Il jazz italiano credi sia abbastanza conosciuto e apprezzato in Europa? In che modo agire per un maggiore riconoscimento?
Assolutamente no, fatta eccezione per alcune luminose eccezioni di musicisti che hanno investito molto nella creazione di rapporti internazionali. Per avere riconoscimento bisogna investire nel movimento di base, nelle istituzioni e nelle occasioni educative, e favorire gli scambi e la conoscenza di ogni tipo. Basta guardare all’esperienza delle nazioni scandinave. La nostra presenza a livello europeo, in tutti i settori del nostro campo, è estremamente limitata se la paragoniamo alle nazioni guida del continente. Come in altri campi l’Italia dovrebbe essere all’avanguardia nel campo del dialogo mediterraneo, ma questo aspetto non mi sembra sufficientemente valorizzato, almeno a quanto vedo io, nella mia personale esperienza. Le nostre regioni soprattutto meridionali dovrebbero pullulare di festival jazz in cui si invitano operatori europei e si incrementa il dialogo tra le coste del mediterraneo.
Esiste una Federazione come IJI in Europa?
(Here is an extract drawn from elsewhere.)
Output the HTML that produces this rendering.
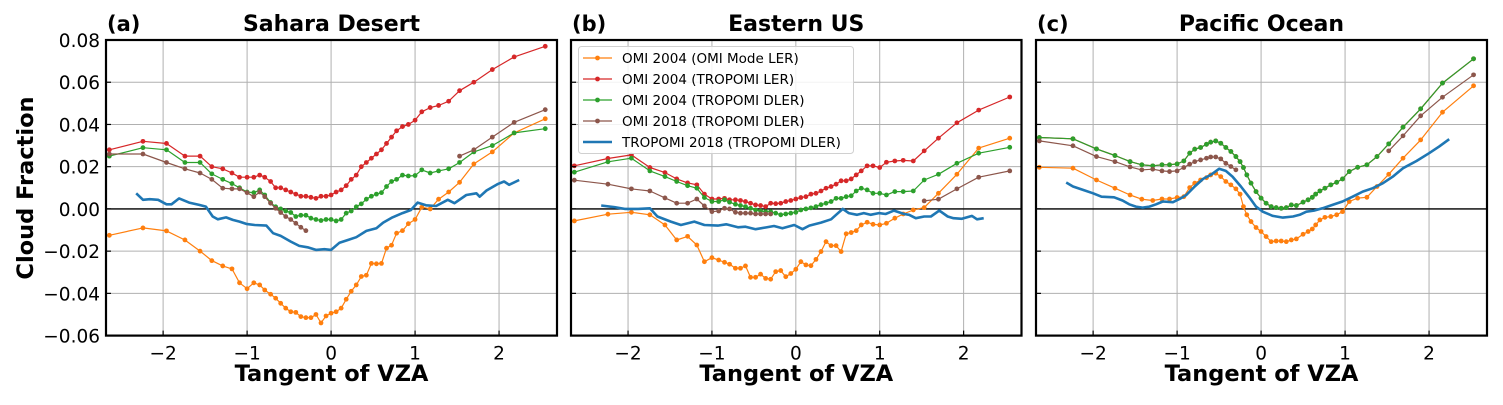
<!DOCTYPE html>
<html><head><meta charset="utf-8"><style>
body{margin:0;background:#fff;}
svg text{font-family:"DejaVu Sans","Liberation Sans",sans-serif;}
</style></head><body>
<svg id="chart" width="1503" height="400" xmlns="http://www.w3.org/2000/svg"></svg>
<script>
// ---------- data ----------
const xsAB = [-2.64,-2.24,-1.96,-1.74,-1.56,-1.42,-1.29,-1.18,-1.09,-1.0,-0.92,-0.85,-0.79,-0.72,-0.66,-0.6,-0.54,-0.48,-0.42,-0.36,-0.3,-0.24,-0.18,-0.12,-0.06,0,0.06,0.12,0.18,0.24,0.3,0.36,0.42,0.48,0.54,0.6,0.66,0.72,0.78,0.85,0.92,1.0,1.08,1.18,1.28,1.4,1.53,1.7,1.92,2.18,2.55];
const xsC = [-2.64,-2.24,-1.96,-1.74,-1.56,-1.42,-1.29,-1.18,-1.09,-1.0,-0.92,-0.85,-0.79,-0.72,-0.65,-0.6,-0.54,-0.48,-0.42,-0.36,-0.3,-0.25,-0.21,-0.17,-0.12,-0.06,0,0.06,0.12,0.18,0.24,0.3,0.36,0.42,0.5,0.56,0.61,0.65,0.7,0.76,0.83,0.9,0.97,1.05,1.15,1.26,1.38,1.52,1.69,1.9,2.16,2.53];
const N=null;
// Panel (a) Sahara
const aOrange=[-.0125,-.009,-.0104,-.0147,-.020,-.0245,-.027,-.0284,-.035,-.0378,-.035,-.036,-.0384,-.0404,-.0423,-.0447,-.047,-.0487,-.049,-.051,-.0515,-.0515,-.050,-.054,-.0507,-.0494,-.0487,-.047,-.0428,-.039,-.036,-.032,-.0314,-.0258,-.026,-.0258,-.0186,-.0172,-.0115,-.0103,-.007,-.005,.0008,0,.0046,.008,.0126,.0213,.027,.036,.0427];
const aRed=[.028,.032,.031,.025,.025,.020,.019,.017,.015,.015,.015,.016,.015,.013,.010,.010,.009,.008,.007,.006,.006,.0055,.005,.006,.006,.0066,.008,.009,.011,.014,.016,.020,.022,.024,.026,.028,.031,.034,.037,.039,.040,.042,.046,.048,.049,.051,.056,.060,.066,.072,.077];
const aGreen=[.025,.029,.028,.022,.022,.0166,.014,.012,.010,.008,.0077,.009,.0066,.003,.001,0,-.001,-.0017,-.0036,-.003,-.003,-.0044,-.005,-.0055,-.005,-.005,-.0057,-.005,-.002,-.001,.001,.0024,.0046,.006,.007,.0077,.0106,.013,.014,.016,.0156,.0158,.0185,.017,.018,.019,.022,.027,.030,.036,.038];
const aBrown=[.026,.026,.022,.019,.017,.014,.0098,.0095,.0095,.0077,.0058,.008,.0058,.0027,.0003,-.0017,-.0036,-.005,-.0068,-.0087,-.0103,N,N,N,N,N,N,N,N,N,N,N,N,N,N,N,N,N,N,N,N,N,N,N,N,N,.025,.028,.034,.041,.047];
const aBlueX=[-2.32,-2.24,-2.16,-2.06,-1.96,-1.90,-1.81,-1.69,-1.57,-1.49,-1.41,-1.35,-1.25,-1.17,-1.09,-1.01,-0.91,-0.77,-0.69,-0.60,-0.48,-0.38,-0.28,-0.18,-0.08,0,0.1,0.2,0.3,0.42,0.54,0.62,0.73,0.85,0.95,1.03,1.13,1.25,1.39,1.47,1.61,1.73,1.77,1.85,1.98,2.06,2.12,2.24];
const aBlue=[.0074,.0043,.0046,.0043,.0022,.0022,.005,.003,.0019,.0011,-.0036,-.0049,-.004,-.0052,-.006,-.0071,-.0076,-.0079,-.0115,-.0128,-.0155,-.0175,-.0182,-.0194,-.0191,-.0194,-.016,-.0147,-.0134,-.0104,-.0092,-.0065,-.004,-.002,-.0005,.003,.0017,.0014,.0043,.0027,.0066,.0074,.0058,.0087,.0117,.013,.0114,.0137];
// Panel (b) Eastern US
const bOrange=[-.0057,-.0025,-.0016,-.0028,-.0076,-.0147,-.013,-.0171,-.025,-.0231,-.0242,-.0253,-.0262,-.0281,-.0281,-.027,-.0324,-.0324,-.0309,-.0329,-.0333,-.0297,-.0292,-.0321,-.0306,-.0286,-.025,-.0265,-.0269,-.0239,-.0202,-.0155,-.0174,-.0174,-.0202,-.0118,-.0112,-.0103,-.0076,-.0063,-.0073,-.0076,-.0068,-.0044,-.0024,-.0005,.0006,.0074,.0164,.0288,.0335];
const bRed=[.0204,.0239,.0256,.0196,.0172,.0142,.0123,.0114,.007,.0047,.0047,.005,.0043,.0043,.004,.0035,.0027,.0019,.0016,.0011,.0027,.0025,.0027,.0035,.004,.0047,.0054,.0058,.007,.0074,.0085,.0098,.0106,.0117,.0133,.0133,.0142,.0161,.018,.0204,.0204,.0196,.0221,.0227,.023,.0227,.0275,.0335,.0408,.0468,.053];
const bGreen=[.0174,.0223,.024,.018,.0153,.013,.011,.0098,.0054,.0035,.0035,.0043,.0032,.0022,.0016,.0011,.0003,-.0005,-.001,-.0013,-.0013,-.002,-.0028,-.0024,-.002,-.0016,-.0005,0,.0005,.0011,.002,.0027,.0035,.005,.005,.0058,.0062,.0085,.0098,.009,.0074,.0074,.0066,.0082,.0082,.0085,.0137,.0164,.0216,.0264,.0292];
const bBrown=[.0136,.0117,.0095,.0085,.0052,.0027,.0027,.0047,.0014,-.0013,-.001,.0003,0,-.0016,-.002,-.002,-.002,-.0024,-.0024,-.0024,-.0024,N,N,N,N,N,N,N,N,N,N,N,N,N,N,N,N,N,N,N,N,N,N,N,N,N,.0038,.0046,.0095,.015,.018];
const bBlueX=[-2.32,-2.16,-2.04,-1.88,-1.74,-1.65,-1.49,-1.37,-1.21,-1.09,-0.93,-0.83,-0.69,-0.60,-0.48,-0.36,-0.26,-0.16,-0.02,0.08,0.16,0.30,0.42,0.48,0.56,0.63,0.73,0.81,0.89,0.99,1.07,1.17,1.29,1.35,1.43,1.53,1.61,1.71,1.81,1.88,1.98,2.10,2.16,2.24];
const bBlue=[.0016,.0008,0,0,.0003,-.0036,-.006,-.0076,-.006,-.0076,-.0079,-.0073,-.0087,-.0084,-.0096,-.0088,-.0081,-.0092,-.0076,-.0096,-.0079,-.0065,-.0049,-.0028,0,-.002,-.0028,-.002,-.0028,-.002,-.0024,-.0008,-.0024,-.0028,-.0044,-.0036,-.0036,-.0008,-.0036,-.0044,-.0047,-.0033,-.0049,-.0044];
// Panel (c) Pacific Ocean
const cOrange=[.0197,.0193,.0137,.0098,.0066,.0046,.004,.0047,.0047,.0054,.0058,.0101,.0122,.0137,.0148,.0161,.0169,.0153,.013,.0114,.0095,.007,.0011,-.0028,-.006,-.0088,-.0107,-.0131,-.0155,-.0152,-.0152,-.0155,-.0147,-.0142,-.012,-.0107,-.0095,-.0076,-.0052,-.004,-.0036,-.0028,-.0013,.0035,.0051,.0055,.0106,.0164,.024,.0327,.0458,.0583];
const cRed=[.0338,.0332,.0284,.0253,.0224,.0209,.0204,.0209,.0209,.0213,.0227,.0264,.0283,.0291,.0306,.0316,.0322,.0311,.0291,.0272,.0248,.0224,.0196,.0161,.0122,.0082,.0051,.0027,.0011,.0006,.0003,.0006,.0019,.0016,.0032,.0043,.0055,.007,.0085,.0098,.0114,.0126,.0142,.0177,.0197,.0209,.0248,.0308,.0387,.0474,.0596,.0711];
const cGreen=[.0338,.0332,.0284,.0253,.0224,.0209,.0204,.0209,.0209,.0213,.0227,.0264,.0283,.0291,.0306,.0316,.0322,.0311,.0291,.0272,.0248,.0224,.0196,.0161,.0122,.0082,.0051,.0027,.0011,.0006,.0003,.0006,.0019,.0016,.0032,.0043,.0055,.007,.0085,.0098,.0114,.0126,.0142,.0177,.0197,.0209,.0248,.0308,.0387,.0474,.0596,.0711];
const cBrown=[.0322,.0299,.0248,.0224,.0199,.0185,.0188,.018,.0177,.018,.0196,.0212,.0224,.0232,.024,.0246,.0246,.0237,.0216,.0201,.0185,N,N,N,N,N,N,N,N,N,N,N,N,N,N,N,N,N,N,N,N,N,N,N,N,N,N,.0275,.0346,.0441,.0529,.0635];
const cBlueX=[-2.32,-2.24,-2.12,-2.0,-1.9,-1.75,-1.65,-1.57,-1.49,-1.41,-1.33,-1.25,-1.17,-1.05,-0.97,-0.89,-0.79,-0.69,-0.6,-0.5,-0.42,-0.34,-0.24,-0.14,-0.06,0.02,0.14,0.26,0.38,0.46,0.54,0.63,0.73,0.85,0.97,1.09,1.21,1.33,1.45,1.57,1.69,1.85,2.0,2.12,2.24];
const cBlue=[.0125,.0106,.009,.0074,.0058,.0055,.004,.0022,.0011,.0006,.0011,.0022,.0035,.0032,.0047,.0066,.0106,.0142,.0161,.019,.018,.0153,.0106,.0055,.0011,-.0013,-.0033,-.0041,-.0036,-.0028,-.0013,-.0008,.0003,.0019,.0035,.0058,.0082,.0098,.0122,.0153,.0193,.0227,.0264,.0295,.033];
const yTicks=[0.08,0.06,0.04,0.02,0.00,-0.02,-0.04,-0.06];
const yTickLabels=["0.08","0.06","0.04","0.02","0.00","\u22120.02","\u22120.04","\u22120.06"];
const xTicks=[-2,-1,0,1,2];
const xTickLabels=["\u22122","\u22121","0","1","2"];
const seriesNames=["OMI 2004 (OMI Mode LER)","OMI 2004 (TROPOMI LER)","OMI 2004 (TROPOMI DLER)","OMI 2018 (TROPOMI DLER)","TROPOMI 2018 (TROPOMI DLER)"];
const colors=["#ff7f0e","#d62728","#2ca02c","#8c564b","#1f77b4"];

// ---------- drawing ----------
const NS="http://www.w3.org/2000/svg";
const svg=document.getElementById('chart');
function mk(tag,attrs,parent){const e=document.createElementNS(NS,tag);for(const k in attrs)e.setAttribute(k,attrs[k]);(parent||svg).appendChild(e);return e;}
const TOP=40,BOT=335.6,XMIN=-2.68,XMAX=2.69,YMIN=-0.06,YMAX=0.08;
const panels=[
 {L:106,R:557,title:"Sahara Desert",tag:"(a)",key:"sahara",ser:[[xsAB,aOrange],[xsAB,aRed],[xsAB,aGreen],[xsAB,aBrown],[aBlueX,aBlue]],labels:true,legend:false},
 {L:571,R:1021.5,title:"Eastern US",tag:"(b)",key:"eastern-us",ser:[[xsAB,bOrange],[xsAB,bRed],[xsAB,bGreen],[xsAB,bBrown],[bBlueX,bBlue]],labels:false,legend:true},
 {L:1036,R:1487,title:"Pacific Ocean",tag:"(c)",key:"pacific",ser:[[xsC,cOrange],[xsC,cRed],[xsC,cGreen],[xsC,cBrown],[cBlueX,cBlue]],labels:false,legend:false}
];
const serKeys=["omi2004-omi-ler","omi2004-tropomi-ler","omi2004-tropomi-dler","omi2018-tropomi-dler","tropomi2018-tropomi-dler"];
panels.forEach(p=>{
 const sx=v=>p.L+(v-XMIN)/(XMAX-XMIN)*(p.R-p.L);
 const sy=v=>TOP+(YMAX-v)/(YMAX-YMIN)*(BOT-TOP);
 const g=mk('g',{});
 
 
 xTicks.forEach(t=>{const l=mk('line',{x1:sx(t),x2:sx(t),y1:TOP,y2:BOT,stroke:'#b0b0b0','stroke-width':1},g);
  });
 yTicks.forEach(t=>{const l=mk('line',{x1:p.L,x2:p.R,y1:sy(t),y2:sy(t),stroke:'#b0b0b0','stroke-width':1},g);
  });
 const z=mk('line',{x1:p.L,x2:p.R,y1:sy(0),y2:sy(0),stroke:'#000','stroke-width':1.4},g);
 
 p.ser.forEach((s,i)=>{
  const xs=s[0],ys=s[1];let d='';let pen=false;
  ys.forEach((v,j)=>{if(v===null){pen=false;return;}d+=(pen?'L':'M')+sx(xs[j]).toFixed(1)+' '+sy(v).toFixed(1);pen=true;});
  const path=mk('path',{d:d,fill:'none',stroke:colors[i],'stroke-width':i===4?2.6:1.2,'stroke-linejoin':'round'},g);
  
  
  if(i<4){ys.forEach((v,j)=>{if(v===null)return;
   const c=mk('circle',{cx:sx(xs[j]),cy:sy(v),r:2.4,fill:colors[i]},g);
   
   });}
 });
 xTicks.forEach((t,k)=>{mk('line',{x1:sx(t),x2:sx(t),y1:BOT,y2:BOT-5,stroke:'#000','stroke-width':1.2},g);
  const tl=mk('text',{x:sx(t),y:BOT+24,'font-size':18.5,'text-anchor':'middle',fill:'#000'},g);tl.textContent=xTickLabels[k];
  });
 yTicks.forEach((t,k)=>{mk('line',{x1:p.L,x2:p.L+5,y1:sy(t),y2:sy(t),stroke:'#000','stroke-width':1.2},g);
  if(p.labels){const tl=mk('text',{x:p.L-6,y:sy(t)+7,'font-size':18.5,'text-anchor':'end',fill:'#000'},g);tl.textContent=yTickLabels[k];
  }});
 const fr=mk('rect',{x:p.L,y:TOP,width:p.R-p.L,height:BOT-TOP,fill:'none',stroke:'#000','stroke-width':2.2},g);
 
 const ti=mk('text',{x:(p.L+p.R)/2,y:31,'font-size':22,'font-weight':'bold','text-anchor':'middle'},g);ti.textContent=p.title;
 
 const tg=mk('text',{x:p.L+1,y:31,'font-size':21,'font-weight':'bold'},g);tg.textContent=p.tag;
 
 const xl=mk('text',{x:(p.L+p.R)/2,y:381,'font-size':22.5,'font-weight':'bold','text-anchor':'middle'},g);xl.textContent="Tangent of VZA";
 
 if(p.legend){
  const lg=mk('g',{},g);
  
  mk('rect',{x:578.5,y:46.5,width:275,height:107,rx:3,fill:'#fff','fill-opacity':0.85,stroke:'#d0d0d0','stroke-width':1},lg);
  seriesNames.forEach((n,i)=>{const yy=58+i*21;
   const e=mk('g',{},lg);
   
   mk('line',{x1:583,x2:612,y1:yy,y2:yy,stroke:colors[i],'stroke-width':i===4?2.6:1.2},e);
   if(i<4)mk('circle',{cx:597.5,cy:yy,r:2.4,fill:colors[i]},e);
   const t=mk('text',{x:622,y:yy+5,'font-size':13.5,fill:'#000'},e);t.textContent=n;});
 }
});
const yl=mk('text',{x:0,y:0,'font-size':22.5,'font-weight':'bold','text-anchor':'middle',transform:'translate(33,188) rotate(-90)'});
yl.textContent="Cloud Fraction";


</script>
</body></html>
Penso che tu lo sappia, esiste la Europe Jazz Network, creata e per molto tempo vissuta in Italia grazie all’intuizione di Filippo Bianchi con un gruppo di personaggi europei altrettanto innovativi e poi al lavoro di molti altri amici e colleghi, a cui mi onoro di aver dato un sostegno attivo al momento giusto, quando l’EJN fu ufficialmente fondata a Pisa. I suoi vertici ruotano regolarmente con elezioni democratiche assicurando ricambio. Si tratta di una delle reti culturali di maggior successo in Europa e costituisce un esempio virtuoso di collaborazione, il suo meeting annuale è diventato una delle più importanti scadenze del calendario del jazz mondiale. Per quanto mi riguarda personalmente è molto più interessante di Jazz Ahead a Brema, in cui prevale l’aspetto commerciale. E’ una rete di presentatori e organizzatori, ha regole molto chiare e un funzionamento trasparente, ha creato un contesto in cui nascono e si sviluppano collaborazioni di alto livello di cui personalmente ho molto beneficiato nel corso degli anni, compresa la produzione del libro sul jazz europeo cui EJN ha dato un sostegno decisivo. Penso tutte le associazioni simili dovrebbero studiare questo modello e capire da dove trae la sua forza, oltre che naturalmente quali possono esserne i limiti.